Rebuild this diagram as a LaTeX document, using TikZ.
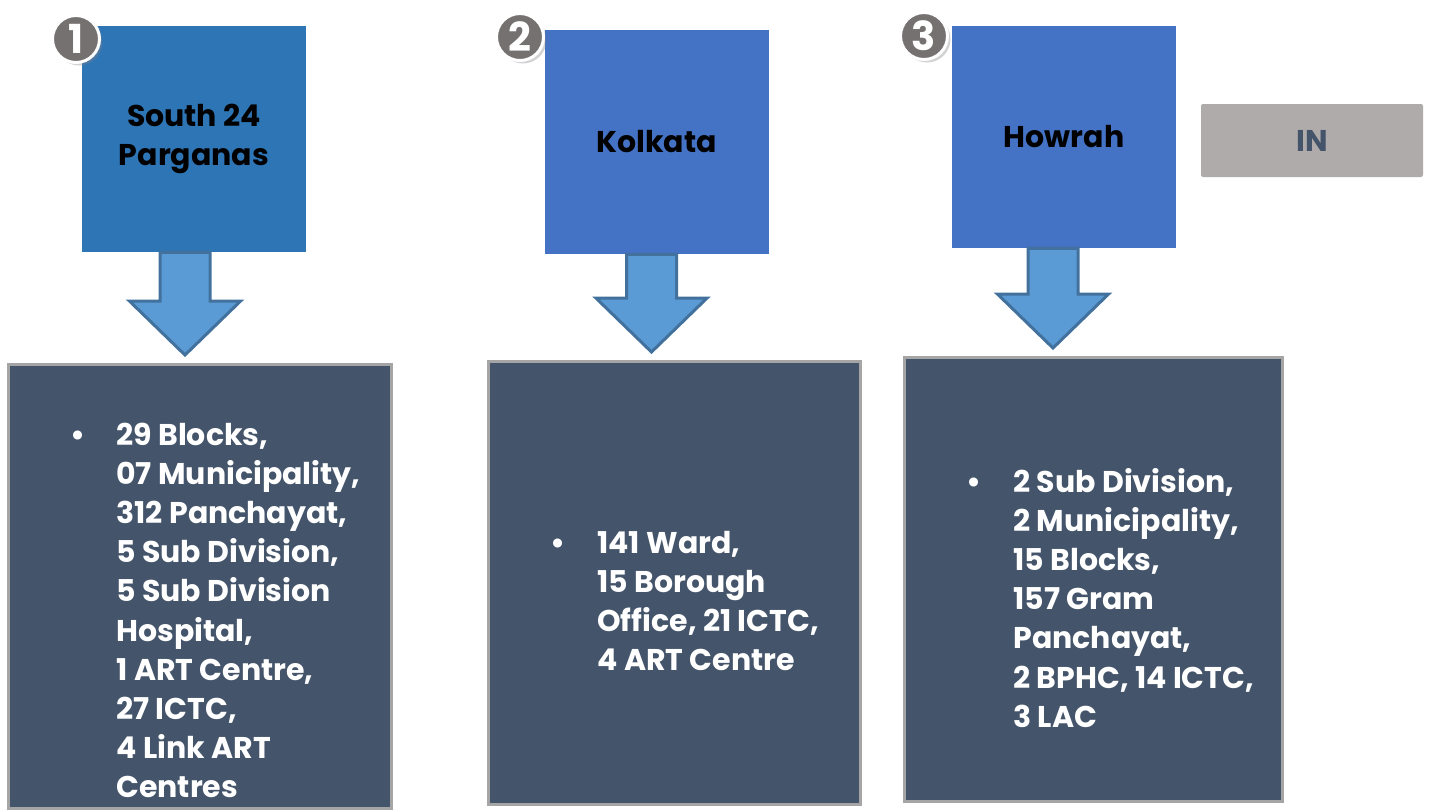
\documentclass[tikz,border=0pt]{standalone}
\usepackage{fontspec}
\setmainfont{Poppins}
\usetikzlibrary{calc, shadows}

\definecolor{southblue}{HTML}{2E75B6}
\definecolor{cityblue}{HTML}{4472C4}
\definecolor{slate}{HTML}{44546A}
\definecolor{edgegray}{HTML}{A5A5A5}
\definecolor{arrowfill}{HTML}{5B9BD5}
\definecolor{arrowedge}{HTML}{41719C}
\definecolor{tagfill}{HTML}{AFABAB}
\definecolor{numgray}{HTML}{767171}

% #1 from, #2 to, #3 x offset
\newcommand{\fatarrow}[3]{%
  \draw[bigarrow] let \p1=(#1.south), \p2=(#2.north) in
    ({\x1+(#3)-12.5pt},\y1) -- ({\x1+(#3)+12.5pt},\y1) -- ({\x1+(#3)+12.5pt},{\y2+31pt})
    -- ({\x1+(#3)+27.8pt},{\y2+31pt}) -- ({\x1+(#3)},{\y2+4pt}) -- ({\x1+(#3)-27.8pt},{\y2+31pt})
    -- ({\x1+(#3)-12.5pt},{\y2+31pt}) -- cycle;}

\begin{document}
\begin{tikzpicture}[
        x=0.5pt, y=-0.5pt,
        district/.style={rectangle, fill=#1, inner sep=0pt, minimum width=112pt, align=center, font=\bfseries\fontsize{15}{19.5}\selectfont},
        infobox/.style={rectangle, fill=slate, draw=edgegray, line width=1.5pt, inner sep=0pt},
        listtext/.style={anchor=base west, inner sep=0pt, text=white, font=\bfseries\fontsize{15}{19.6}\selectfont},
        number/.style={circle, fill=numgray, draw=white, line width=1.5pt, minimum size=23.5pt, inner sep=0pt, text=white, font=\bfseries\fontsize{20}{20}\selectfont, drop shadow={opacity=0.35, shadow xshift=1.5pt, shadow yshift=-1.5pt}},
        bigarrow/.style={fill=arrowfill, draw=arrowedge, line width=1.5pt, line join=miter},
        tag/.style={rectangle, rounded corners=1pt, fill=tagfill, text=slate, minimum width=111pt, minimum height=36.5pt, font=\bfseries\fontsize{15}{17.5}\selectfont},
    ]
        \useasboundingbox (0,0) rectangle (1432,811);

        \node[infobox, minimum width=191.5pt, minimum height=222pt] (south_info) at (200,586.5) {};
        \node[infobox, minimum width=186pt, minimum height=221.5pt] (kolkata_info) at (674.5,583) {};
        \node[infobox, minimum width=189pt, minimum height=222pt] (howrah_info) at (1093.5,579.5) {};

        \node[district=southblue, minimum height=113pt] (south) at (194,139) {South 24\\Parganas};
        \node[district=cityblue, minimum height=112pt] (kolkata) at (656.5,142) {Kolkata};
        \node[district=cityblue, minimum height=111pt] (howrah) at (1064,137) {Howrah};
        \node[tag] (in) at (1312,140.5) {IN};

        \fatarrow{south}{south_info}{-4.5pt}
        \fatarrow{kolkata}{kolkata_info}{-2.5pt}
        \fatarrow{howrah}{howrah_info}{-5.5pt}

        \node[number] (num1) at (76,39) {1};
        \node[number] (num2) at (520,37) {2};
        \node[number] (num3) at (924,36) {3};

        \node[listtext] (south_list) at (70,445) {\begin{tabular}[t]{@{}l@{}l@{}}
            \makebox[23pt][l]{\textbullet} & 29 Blocks,\\
            & 07 Municipality,\\
            & 312 Panchayat,\\
            & 5 Sub Division,\\
            & 5 Sub Division\\
            & Hospital,\\
            & 1 ART Centre,\\
            & 27 ICTC,\\
            & 4 Link ART\\
            & Centres
        \end{tabular}};
        \node[listtext] (kolkata_list) at (550,553) {\begin{tabular}[t]{@{}l@{}l@{}}
            \makebox[23.5pt][l]{\textbullet} & 141 Ward,\\
            & 15 Borough\\
            & Office, 21 ICTC,\\
            & 4 ART Centre
        \end{tabular}};
        \node[listtext] (howrah_list) at (966,492) {\begin{tabular}[t]{@{}l@{}l@{}}
            \makebox[23.5pt][l]{\textbullet} & 2 Sub Division,\\
            & 2 Municipality,\\
            & 15 Blocks,\\
            & 157 Gram\\
            & Panchayat,\\
            & 2 BPHC, 14 ICTC,\\
            & 3 LAC
        \end{tabular}};
    \end{tikzpicture}
\end{document}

----------

Repeat the material above in full and exactly, omitting the pictures.

Rebuild this diagram as a LaTeX document, using TikZ.
\documentclass[tikz,border=0pt]{standalone}
\usepackage{fontspec}
\setmainfont{Poppins}
\usetikzlibrary{calc, shadows}

\definecolor{southblue}{HTML}{2E75B6}
\definecolor{cityblue}{HTML}{4472C4}
\definecolor{slate}{HTML}{44546A}
\definecolor{edgegray}{HTML}{A5A5A5}
\definecolor{arrowfill}{HTML}{5B9BD5}
\definecolor{arrowedge}{HTML}{41719C}
\definecolor{tagfill}{HTML}{AFABAB}
\definecolor{numgray}{HTML}{767171}

% #1 from, #2 to, #3 x offset
\newcommand{\fatarrow}[3]{%
  \draw[bigarrow] let \p1=(#1.south), \p2=(#2.north) in
    ({\x1+(#3)-12.5pt},\y1) -- ({\x1+(#3)+12.5pt},\y1) -- ({\x1+(#3)+12.5pt},{\y2+31pt})
    -- ({\x1+(#3)+27.8pt},{\y2+31pt}) -- ({\x1+(#3)},{\y2+4pt}) -- ({\x1+(#3)-27.8pt},{\y2+31pt})
    -- ({\x1+(#3)-12.5pt},{\y2+31pt}) -- cycle;}

\begin{document}
\begin{tikzpicture}[
        x=0.5pt, y=-0.5pt,
        district/.style={rectangle, fill=#1, inner sep=0pt, minimum width=112pt, align=center, font=\bfseries\fontsize{15}{19.5}\selectfont},
        infobox/.style={rectangle, fill=slate, draw=edgegray, line width=1.5pt, inner sep=0pt},
        listtext/.style={anchor=base west, inner sep=0pt, text=white, font=\bfseries\fontsize{15}{19.6}\selectfont},
        number/.style={circle, fill=numgray, draw=white, line width=1.5pt, minimum size=23.5pt, inner sep=0pt, text=white, font=\bfseries\fontsize{20}{20}\selectfont, drop shadow={opacity=0.35, shadow xshift=1.5pt, shadow yshift=-1.5pt}},
        bigarrow/.style={fill=arrowfill, draw=arrowedge, line width=1.5pt, line join=miter},
        tag/.style={rectangle, rounded corners=1pt, fill=tagfill, text=slate, minimum width=111pt, minimum height=36.5pt, font=\bfseries\fontsize{15}{17.5}\selectfont},
    ]
        \useasboundingbox (0,0) rectangle (1432,811);

        \node[infobox, minimum width=191.5pt, minimum height=222pt] (south_info) at (200,586.5) {};
        \node[infobox, minimum width=186pt, minimum height=221.5pt] (kolkata_info) at (674.5,583) {};
        \node[infobox, minimum width=189pt, minimum height=222pt] (howrah_info) at (1093.5,579.5) {};

        \node[district=southblue, minimum height=113pt] (south) at (194,139) {South 24\\Parganas};
        \node[district=cityblue, minimum height=112pt] (kolkata) at (656.5,142) {Kolkata};
        \node[district=cityblue, minimum height=111pt] (howrah) at (1064,137) {Howrah};
        \node[tag] (in) at (1312,140.5) {IN};

        \fatarrow{south}{south_info}{-4.5pt}
        \fatarrow{kolkata}{kolkata_info}{-2.5pt}
        \fatarrow{howrah}{howrah_info}{-5.5pt}

        \node[number] (num1) at (76,39) {1};
        \node[number] (num2) at (520,37) {2};
        \node[number] (num3) at (924,36) {3};

        \node[listtext] (south_list) at (70,445) {\begin{tabular}[t]{@{}l@{}l@{}}
            \makebox[23pt][l]{\textbullet} & 29 Blocks,\\
            & 07 Municipality,\\
            & 312 Panchayat,\\
            & 5 Sub Division,\\
            & 5 Sub Division\\
            & Hospital,\\
            & 1 ART Centre,\\
            & 27 ICTC,\\
            & 4 Link ART\\
            & Centres
        \end{tabular}};
        \node[listtext] (kolkata_list) at (550,553) {\begin{tabular}[t]{@{}l@{}l@{}}
            \makebox[23.5pt][l]{\textbullet} & 141 Ward,\\
            & 15 Borough\\
            & Office, 21 ICTC,\\
            & 4 ART Centre
        \end{tabular}};
        \node[listtext] (howrah_list) at (966,492) {\begin{tabular}[t]{@{}l@{}l@{}}
            \makebox[23.5pt][l]{\textbullet} & 2 Sub Division,\\
            & 2 Municipality,\\
            & 15 Blocks,\\
            & 157 Gram\\
            & Panchayat,\\
            & 2 BPHC, 14 ICTC,\\
            & 3 LAC
        \end{tabular}};
    \end{tikzpicture}
\end{document}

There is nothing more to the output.